We must be able to confront our demons and loosen the hold that anti-Blackness has on our feelings of shame and subsequent inaction. Not only should we be moving towards abolishing the current system, we must also be striving to abolish the racism that is rampant in the heart of our community.

Reckoning with our indifference means admitting that through our complacency we have been duped into becoming co-conspirators to one of America’s greatest crimes, and been complicit in maintaining a system that continues to devastate our people—whether we’re willing to admit it or not. 

But just admitting our faults is not enough. Reckoning must also include action, and we must show up and be present for all parts of our community in need like our lives depend on it—and they do.

This could be a terrifying idea for those of us who have been able to live quite comfortably in the shroud of willful ignorance.

But this fragile sense of security has been garnered off the backs of those most marginalized and deemed unworthy of true justice. Both those who look like us, and many who don’t. For that, WE OWE! 

And while a fierce few in our community have already begun the arduous task of repaying our “debt” to society (some through time spent forced in cages, and others on the front lines redefining justice), the price is way too steep for anybody to pay alone.

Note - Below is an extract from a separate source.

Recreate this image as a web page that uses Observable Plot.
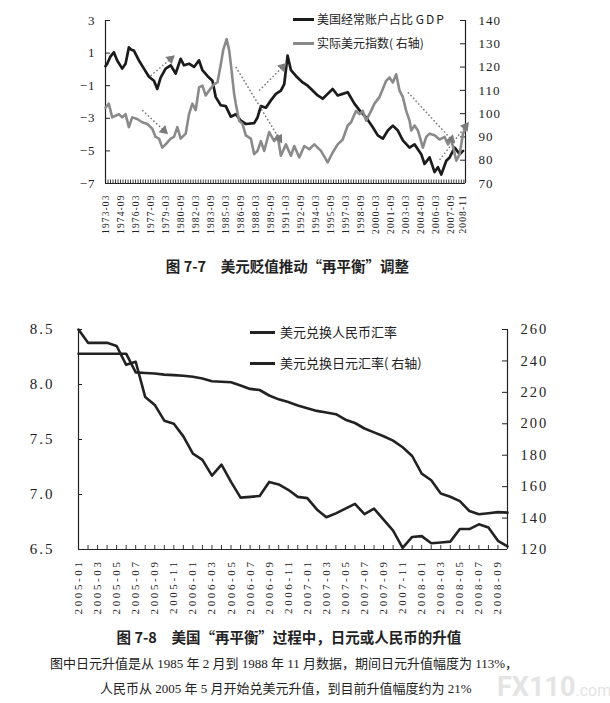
<!DOCTYPE html>
<html><head><meta charset="utf-8">
<script src="https://cdn.jsdelivr.net/npm/d3@7"></script>
<script src="https://cdn.jsdelivr.net/npm/@observablehq/plot@0.6"></script>
<style>
body{margin:0;background:#fff;}
#page{position:relative;width:610px;height:703px;overflow:hidden;background:#fff;font-family:"Noto Sans CJK SC",sans-serif;color:#222;}
.abs{position:absolute;white-space:nowrap;}
.sw{position:absolute;height:3px;}
.lg{position:absolute;white-space:nowrap;line-height:16px;}
.cap{position:absolute;left:0;text-align:center;font-weight:bold;font-size:14.5px;line-height:18px;white-space:nowrap;}
.note{position:absolute;white-space:nowrap;font-family:"Liberation Serif","Noto Sans CJK SC",serif;font-size:13px;line-height:16px;}
</style></head><body>
<div id="page">
  <div id="c1" class="abs" style="left:0;top:0"></div>
  <div id="c2" class="abs" style="left:0;top:300px"></div>
  <div class="sw" style="left:293px;top:17.5px;width:21px;background:#1b1b1b"></div>
  <div class="lg" style="left:317px;top:11px;font-size:12px">美国经常账户占比 <span style="letter-spacing:2px">GDP</span></div>
  <div class="sw" style="left:293px;top:41.5px;width:21px;background:#8a8a8a"></div>
  <div class="lg" style="left:317px;top:35px;font-size:12px">实际美元指数( 右轴)</div>
  <div class="cap" style="top:257px;width:575px">图 7-7　美元贬值推动“再平衡”调整</div>
  <div class="sw" style="left:250px;top:331px;width:25px;height:2.5px;background:#222"></div>
  <div class="lg" style="left:280px;top:324px;font-size:13px">美元兑换人民币汇率</div>
  <div class="sw" style="left:250px;top:362px;width:25px;height:2.5px;background:#222"></div>
  <div class="lg" style="left:280px;top:355px;font-size:13px">美元兑换日元汇率( 右轴)</div>
  <div class="cap" style="top:628px;width:578px">图 7-8　美国“再平衡”过程中，日元或人民币的升值</div>
  <div class="note" style="left:50px;top:656px">图中日元升值是从 1985 年 2 月到 1988 年 11 月数据，期间日元升值幅度为 113%，</div>
  <div class="note" style="left:100px;top:681px">人民币从 2005 年 5 月开始兑美元升值，到目前升值幅度约为 21%</div>
  <div class="abs" style="left:497px;top:672px;color:#e4e4e4;font-family:Roboto,sans-serif;font-weight:bold;font-size:27px;line-height:30px">FX110<span style="font-size:16px;font-weight:normal">.com</span></div>
</div>
<script>
// ---------- Chart 7-7 data ----------
const caDates = ["1973-03","1973-05","1973-09","1974-01","1974-05","1974-11","1975-03","1975-07","1975-10","1976-01","1976-07","1977-01","1977-07","1978-01","1978-05","1978-09","1979-03","1979-09","1980-03","1980-09","1981-01","1981-07","1982-01","1982-07","1982-11","1983-05","1983-11","1984-03","1984-09","1985-03","1985-09","1986-03","1986-09","1987-03","1988-01","1988-05","1988-09","1989-03","1989-09","1990-03","1990-09","1991-01","1991-05","1991-09","1992-03","1992-11","1993-05","1993-11","1994-05","1994-11","1995-05","1995-11","1996-05","1996-11","1997-05","1998-01","1998-07","1999-03","1999-11","2000-05","2000-11","2001-05","2001-11","2002-05","2002-11","2003-07","2004-01","2004-09","2005-01","2005-07","2006-01","2006-05","2006-09","2007-03","2007-07","2008-01","2008-07","2008-11"];
const caValues = [0.2,0.35,0.8,1.05,0.55,0.05,0.35,1.35,1.2,1.15,0.55,0.05,-0.45,-0.7,-1.2,-0.5,0.05,0.25,-0.25,0.65,0.25,0.35,0.15,0.55,-0.05,-0.4,-0.7,-1.7,-2.2,-2.25,-2.9,-2.75,-3.15,-3.35,-3.3,-2.95,-2.25,-2.35,-1.9,-1.5,-1.3,-0.9,0.85,-0.05,-0.4,-0.8,-1.0,-1.3,-1.6,-1.8,-1.5,-1.2,-1.6,-1.5,-1.4,-2.1,-2.5,-2.95,-3.55,-4.05,-4.25,-3.75,-3.45,-3.75,-4.35,-4.8,-4.6,-5.2,-5.8,-5.4,-6.3,-6.0,-6.45,-5.6,-5.4,-4.8,-5.2,-5.0];
const dxyDates = ["1973-03","1973-07","1973-11","1974-03","1974-07","1974-11","1975-03","1975-07","1975-11","1976-05","1976-11","1977-05","1977-11","1978-03","1978-07","1978-11","1979-03","1979-09","1980-01","1980-05","1980-09","1981-03","1981-07","1981-11","1982-03","1982-07","1982-11","1983-03","1983-07","1984-01","1984-05","1984-09","1984-12","1985-04","1985-07","1985-09","1986-01","1986-03","1986-07","1986-11","1987-03","1987-09","1988-01","1988-05","1988-09","1989-01","1989-07","1990-01","1990-05","1990-09","1991-03","1991-09","1992-01","1992-07","1993-01","1993-07","1994-01","1994-09","1995-05","1995-11","1996-05","1996-11","1997-05","1997-09","1998-03","1998-07","1998-11","1999-03","1999-09","2000-01","2000-07","2000-11","2001-03","2001-07","2001-11","2002-03","2002-07","2002-11","2003-03","2003-07","2003-09","2004-01","2004-05","2004-11","2005-03","2005-07","2006-01","2006-07","2007-01","2007-05","2007-09","2008-03","2008-07","2008-11","2009-02"];
const dxyValues = [102.6,104.3,98.4,99.1,99.8,98.4,99.8,94.2,98.4,97.7,96.3,95.6,93.5,90.0,89.3,85.4,86.8,89.3,90.0,94.2,89.3,91.4,99.8,104.3,101.5,111.3,112.0,107.8,109.9,112.7,113.4,121.1,127.4,132.0,127.4,121.5,108.5,104.3,96.9,95.6,90.7,89.3,82.6,84.0,88.2,84.0,92.1,88.2,90.7,81.9,86.8,81.9,86.1,81.2,86.1,84.7,86.8,84.0,79.1,83.3,86.8,88.9,94.9,96.3,101.2,99.8,101.2,97.0,101.2,104.3,107.1,110.6,114.1,115.5,113.4,116.9,109.9,107.1,101.2,97.0,92.8,94.9,92.8,85.4,90.0,91.4,90.7,88.9,90.0,86.8,88.9,79.8,82.6,91.4,93.5];
const xLabels1 = ["1973-03","1974-09","1976-03","1977-09","1979-03","1980-09","1982-03","1983-09","1985-03","1986-09","1988-03","1989-09","1991-03","1992-09","1994-03","1995-09","1997-03","1998-09","2000-03","2001-09","2003-03","2004-09","2006-03","2007-09","2008-11"];
const leftTicks1 = [3,1,-1,-3,-5,-7];
const rightTicks1 = [140,130,120,110,100,90,80,70];
const arrowFrom = ["1977-09","1976-11","1986-03","1988-07","2003-05","2006-07"];
const arrowFromY = [-0.4,-2.5,0.15,-1.3,-1.4,-5.55];
const arrowTo = ["1979-09","1979-01","1990-07","1990-11","2007-09","2009-02"];
const arrowToY = [0.65,-3.75,-4.25,0.15,-4.3,-3.5];

// ---------- Chart 7-8 data ----------
const months2 = ["2005-01","2005-02","2005-03","2005-04","2005-05","2005-06","2005-07","2005-08","2005-09","2005-10","2005-11","2005-12","2006-01","2006-02","2006-03","2006-04","2006-05","2006-06","2006-07","2006-08","2006-09","2006-10","2006-11","2006-12","2007-01","2007-02","2007-03","2007-04","2007-05","2007-06","2007-07","2007-08","2007-09","2007-10","2007-11","2007-12","2008-01","2008-02","2008-03","2008-04","2008-05","2008-06","2008-07","2008-08","2008-09","2008-10"];
const rmbValues = [8.28,8.28,8.28,8.28,8.28,8.28,8.11,8.105,8.10,8.09,8.085,8.08,8.07,8.055,8.03,8.025,8.02,7.99,7.96,7.95,7.90,7.865,7.84,7.81,7.785,7.76,7.745,7.73,7.68,7.65,7.60,7.565,7.53,7.49,7.43,7.35,7.19,7.13,7.01,6.98,6.94,6.85,6.82,6.83,6.84,6.835];
const yenValues = [260,251.5,251.5,251.5,249.5,237.5,239.5,217,212,202,200,192,181,177,167,174,163,153,153.5,154,163,161.4,158,153.5,152.7,145.5,140.5,143,146,149,142.5,146,139,132,121,128,128.5,124,124.5,125,133,133,136,134,125.5,122];
const xLabels2 = ["2005-01","2005-03","2005-05","2005-07","2005-09","2005-11","2006-01","2006-03","2006-05","2006-07","2006-09","2006-11","2007-01","2007-03","2007-05","2007-07","2007-09","2007-11","2008-01","2008-03","2008-05","2008-07","2008-09"];
const leftTicks2 = [8.5,8.0,7.5,7.0,6.5];
const rightTicks2 = [260,240,220,200,180,160,140,120];

// ---------- helpers ----------
const serif = "'Liberation Serif','DejaVu Serif',serif";
const idx1 = s => { const [Y,M] = s.split("-").map(Number); return (Y-1973)*12 + (M-3); };
const r2l1 = r => (r-70)/7 - 7;       // right axis (70..140) -> left (-7..3)
const l2r1 = v => Math.round(70 + (v+7)*7);
const x1max = idx1("2009-02");

const W1 = 610 - 105 - 145, H1 = 245 - 20 - 62;
const kx1 = W1 / x1max, ky1 = H1 / 10;
const caData = caDates.map((d,i)=>({x: idx1(d), y: caValues[i]}));
const dxyData = dxyDates.map((d,i)=>({x: idx1(d), y: r2l1(dxyValues[i])}));
const arrows = arrowFrom.map((d,i)=>{
  const x1 = idx1(d), y1 = arrowFromY[i], x2 = idx1(arrowTo[i]), y2 = arrowToY[i];
  const ang = Math.atan2((x2-x1)*kx1, (y2-y1)*ky1) * 180 / Math.PI;
  return {x1, y1, x2, y2, ang};
});
const lab1 = new Map(xLabels1.map(s=>[idx1(s), s]));

const p1 = Plot.plot({
  width: 610, height: 245, marginLeft: 105, marginRight: 145, marginTop: 20, marginBottom: 62,
  x: {domain: [0, x1max], axis: null},
  y: {domain: [-7, 3], axis: null},
  style: {fontFamily: serif, background: "transparent", color: "#222", overflow: "visible"},
  marks: [
    Plot.ruleX([0, x1max], {stroke: "#222", strokeWidth: 1.2}),
    Plot.ruleY([-7], {stroke: "#222", strokeWidth: 1.2}),
    Plot.ruleY(leftTicks1, {insetRight: W1 - 5, stroke: "#222"}),
    Plot.ruleY(rightTicks1.map(r2l1), {insetLeft: W1 - 5, stroke: "#222"}),
    Plot.ruleX(d3.range(0, x1max + 1, 3), {insetTop: H1 - 3.5, stroke: "#222", strokeWidth: 0.9}),
    Plot.line(caData, {x: "x", y: "y", stroke: "#1b1b1b", strokeWidth: 2.7, strokeLinejoin: "round"}),
    Plot.line(dxyData, {x: "x", y: "y", stroke: "#8a8a8a", strokeWidth: 2.6, strokeLinejoin: "round"}),
    Plot.link(arrows, {x1: "x1", y1: "y1", x2: "x2", y2: "y2", stroke: "#7a7a7a", strokeWidth: 1.5, strokeDasharray: "1.6,2.2"}),
    Plot.dot(arrows, {x: "x2", y: "y2", rotate: "ang", symbol: "triangle", r: 3.6, fill: "#7a7a7a", stroke: "none"}),
    Plot.axisY(leftTicks1, {anchor: "left", label: null, tickSize: 0, tickPadding: 10, fontSize: 13}),
    Plot.axisY(rightTicks1.map(r2l1), {anchor: "right", label: null, tickSize: 0, tickPadding: 13, fontSize: 13, tickFormat: d => l2r1(d)}),
    Plot.axisX(xLabels1.map(idx1), {anchor: "bottom", label: null, tickSize: 0, tickPadding: 11, tickRotate: -90, fontSize: 9.5, tickFormat: d => lab1.get(d)})
  ]
});
d3.select(p1).selectAll('g[aria-label="x-axis tick label"]').attr("letter-spacing", "1.1px");
d3.select(p1).selectAll('g[aria-label="y-axis tick label"]').attr("letter-spacing", "1px");
document.getElementById("c1").append(p1);

// ---------- Chart 7-8 ----------
const r2l2 = r => 6.5 + (r-120)/70;
const l2r2 = v => Math.round(120 + (v-6.5)*70);
const idx2 = s => months2.indexOf(s);
const rmbData = months2.map((d,i)=>({x: i, y: rmbValues[i]}));
const yenData = months2.map((d,i)=>({x: i, y: r2l2(yenValues[i])}));
const W2 = 610 - 78 - 103, H2 = 330 - 29 - 81;
const p2 = Plot.plot({
  width: 610, height: 330, marginLeft: 78, marginRight: 103, marginTop: 29, marginBottom: 81,
  x: {domain: [0, months2.length - 1], axis: null},
  y: {domain: [6.5, 8.5], axis: null},
  style: {fontFamily: serif, background: "transparent", color: "#222", overflow: "visible"},
  marks: [
    Plot.ruleX([0, months2.length - 1], {stroke: "#222", strokeWidth: 1.2}),
    Plot.ruleY([6.5], {stroke: "#222", strokeWidth: 1.2}),
    Plot.ruleY(leftTicks2, {insetRight: W2 - 4, stroke: "#222"}),
    Plot.ruleY(rightTicks2.map(r2l2), {insetLeft: W2 - 5, stroke: "#222"}),
    Plot.ruleX(d3.range(0, months2.length), {insetTop: H2 - 4, stroke: "#222", strokeWidth: 0.9}),
    Plot.line(rmbData, {x: "x", y: "y", stroke: "#222", strokeWidth: 2.6, strokeLinejoin: "round"}),
    Plot.line(yenData, {x: "x", y: "y", stroke: "#222", strokeWidth: 2.6, strokeLinejoin: "round"}),
    Plot.axisY(leftTicks2, {anchor: "left", label: null, tickSize: 0, tickPadding: 24, fontSize: 15, tickFormat: d => d.toFixed(1)}),
    Plot.axisY(rightTicks2.map(r2l2), {anchor: "right", label: null, tickSize: 0, tickPadding: 13, fontSize: 14.5, tickFormat: d => l2r2(d)}),
    Plot.axisX(xLabels2.map(idx2), {anchor: "bottom", label: null, tickSize: 0, tickPadding: 10, tickRotate: -90, fontSize: 11, tickFormat: d => months2[d]})
  ]
});
d3.select(p2).selectAll('g[aria-label="x-axis tick label"]').attr("letter-spacing", "2.6px");
d3.select(p2).selectAll('g[aria-label="y-axis tick label"]').attr("letter-spacing", "2px");
document.getElementById("c2").append(p2);
</script>
</body></html>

Our people cannot afford to let our fears of losing some sort of artificial privilege justify our lack of response to our moral obligations when the future of all our people depends on collective action possible only through the love and solidarity of all our communities.

But most importantly, we can never allow our shame to silence and stop us from dreaming and fighting for a world where those dreams matter…

And that’s why I’m involved, Dad. I hope you understand.